Set down, exactly as written, the lines from the top of the data to the line that holds "s.set_visible(False)", and omit the pictures.

(DATA SHOWN)
((

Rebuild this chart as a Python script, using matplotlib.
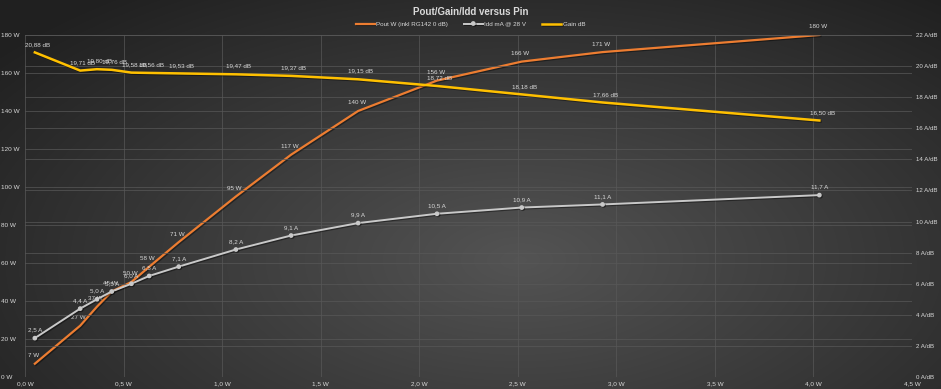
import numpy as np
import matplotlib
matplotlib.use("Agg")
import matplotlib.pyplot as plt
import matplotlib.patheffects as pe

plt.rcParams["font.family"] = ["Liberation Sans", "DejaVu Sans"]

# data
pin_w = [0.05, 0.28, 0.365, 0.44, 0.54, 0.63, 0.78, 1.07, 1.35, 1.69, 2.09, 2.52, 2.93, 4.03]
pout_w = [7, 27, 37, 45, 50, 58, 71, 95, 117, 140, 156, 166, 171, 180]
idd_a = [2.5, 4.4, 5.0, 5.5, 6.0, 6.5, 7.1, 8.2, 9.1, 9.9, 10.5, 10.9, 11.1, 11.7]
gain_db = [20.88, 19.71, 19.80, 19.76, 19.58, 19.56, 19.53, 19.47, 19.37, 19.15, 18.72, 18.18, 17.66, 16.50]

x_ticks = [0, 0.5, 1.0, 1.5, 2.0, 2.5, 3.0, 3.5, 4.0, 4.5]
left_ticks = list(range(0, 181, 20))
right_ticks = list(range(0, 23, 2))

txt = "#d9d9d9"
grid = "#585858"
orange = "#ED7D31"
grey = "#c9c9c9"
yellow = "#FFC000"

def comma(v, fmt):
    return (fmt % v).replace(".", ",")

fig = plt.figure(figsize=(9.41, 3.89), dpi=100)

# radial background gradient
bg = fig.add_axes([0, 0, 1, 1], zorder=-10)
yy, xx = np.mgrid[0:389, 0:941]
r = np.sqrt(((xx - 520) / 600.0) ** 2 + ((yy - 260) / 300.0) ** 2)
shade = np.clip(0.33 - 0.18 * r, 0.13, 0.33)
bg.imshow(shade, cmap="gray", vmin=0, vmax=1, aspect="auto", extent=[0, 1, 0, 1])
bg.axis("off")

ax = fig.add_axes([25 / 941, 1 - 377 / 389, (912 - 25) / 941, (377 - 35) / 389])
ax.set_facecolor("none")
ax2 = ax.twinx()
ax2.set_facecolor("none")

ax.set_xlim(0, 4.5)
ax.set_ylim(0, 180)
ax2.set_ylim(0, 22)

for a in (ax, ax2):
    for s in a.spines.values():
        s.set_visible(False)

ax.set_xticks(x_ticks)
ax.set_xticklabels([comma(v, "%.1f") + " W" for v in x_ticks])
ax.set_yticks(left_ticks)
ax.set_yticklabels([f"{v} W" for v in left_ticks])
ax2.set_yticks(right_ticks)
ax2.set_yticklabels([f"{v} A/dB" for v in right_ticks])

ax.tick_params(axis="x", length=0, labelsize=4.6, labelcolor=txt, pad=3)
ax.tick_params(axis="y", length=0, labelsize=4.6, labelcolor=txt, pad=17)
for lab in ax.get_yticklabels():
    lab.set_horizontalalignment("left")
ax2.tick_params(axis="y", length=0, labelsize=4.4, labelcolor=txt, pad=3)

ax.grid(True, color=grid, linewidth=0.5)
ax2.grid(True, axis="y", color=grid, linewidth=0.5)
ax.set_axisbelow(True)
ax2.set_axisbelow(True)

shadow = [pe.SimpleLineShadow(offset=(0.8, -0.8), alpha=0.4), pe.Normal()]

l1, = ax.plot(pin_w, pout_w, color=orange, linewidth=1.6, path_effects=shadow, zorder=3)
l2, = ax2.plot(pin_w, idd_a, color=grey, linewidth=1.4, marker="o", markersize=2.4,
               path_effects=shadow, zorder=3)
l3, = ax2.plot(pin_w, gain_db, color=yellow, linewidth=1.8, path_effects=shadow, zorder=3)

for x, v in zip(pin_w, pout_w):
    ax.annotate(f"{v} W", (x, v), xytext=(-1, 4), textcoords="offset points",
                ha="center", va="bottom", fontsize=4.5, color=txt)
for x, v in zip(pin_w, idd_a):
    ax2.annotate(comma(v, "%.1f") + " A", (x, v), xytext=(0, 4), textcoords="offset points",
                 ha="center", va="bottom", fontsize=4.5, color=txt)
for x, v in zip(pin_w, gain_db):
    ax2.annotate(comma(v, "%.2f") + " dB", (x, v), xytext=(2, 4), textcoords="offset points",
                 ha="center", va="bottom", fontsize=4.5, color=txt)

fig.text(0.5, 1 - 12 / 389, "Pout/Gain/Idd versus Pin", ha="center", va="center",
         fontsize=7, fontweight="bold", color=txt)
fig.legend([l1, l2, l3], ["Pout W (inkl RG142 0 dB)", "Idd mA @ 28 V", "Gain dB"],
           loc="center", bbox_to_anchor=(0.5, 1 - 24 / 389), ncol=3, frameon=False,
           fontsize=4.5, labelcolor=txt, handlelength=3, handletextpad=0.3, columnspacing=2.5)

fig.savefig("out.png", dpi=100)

))

(WRITTEN ANSWER)
Rebuild this chart as a Python script, using matplotlib.
import numpy as np
import matplotlib
matplotlib.use("Agg")
import matplotlib.pyplot as plt
import matplotlib.patheffects as pe

plt.rcParams["font.family"] = ["Liberation Sans", "DejaVu Sans"]

# data
pin_w = [0.05, 0.28, 0.365, 0.44, 0.54, 0.63, 0.78, 1.07, 1.35, 1.69, 2.09, 2.52, 2.93, 4.03]
pout_w = [7, 27, 37, 45, 50, 58, 71, 95, 117, 140, 156, 166, 171, 180]
idd_a = [2.5, 4.4, 5.0, 5.5, 6.0, 6.5, 7.1, 8.2, 9.1, 9.9, 10.5, 10.9, 11.1, 11.7]
gain_db = [20.88, 19.71, 19.80, 19.76, 19.58, 19.56, 19.53, 19.47, 19.37, 19.15, 18.72, 18.18, 17.66, 16.50]

x_ticks = [0, 0.5, 1.0, 1.5, 2.0, 2.5, 3.0, 3.5, 4.0, 4.5]
left_ticks = list(range(0, 181, 20))
right_ticks = list(range(0, 23, 2))

txt = "#d9d9d9"
grid = "#585858"
orange = "#ED7D31"
grey = "#c9c9c9"
yellow = "#FFC000"

def comma(v, fmt):
    return (fmt % v).replace(".", ",")

fig = plt.figure(figsize=(9.41, 3.89), dpi=100)

# radial background gradient
bg = fig.add_axes([0, 0, 1, 1], zorder=-10)
yy, xx = np.mgrid[0:389, 0:941]
r = np.sqrt(((xx - 520) / 600.0) ** 2 + ((yy - 260) / 300.0) ** 2)
shade = np.clip(0.33 - 0.18 * r, 0.13, 0.33)
bg.imshow(shade, cmap="gray", vmin=0, vmax=1, aspect="auto", extent=[0, 1, 0, 1])
bg.axis("off")

ax = fig.add_axes([25 / 941, 1 - 377 / 389, (912 - 25) / 941, (377 - 35) / 389])
ax.set_facecolor("none")
ax2 = ax.twinx()
ax2.set_facecolor("none")

ax.set_xlim(0, 4.5)
ax.set_ylim(0, 180)
ax2.set_ylim(0, 22)

for a in (ax, ax2):
    for s in a.spines.values():
        s.set_visible(False)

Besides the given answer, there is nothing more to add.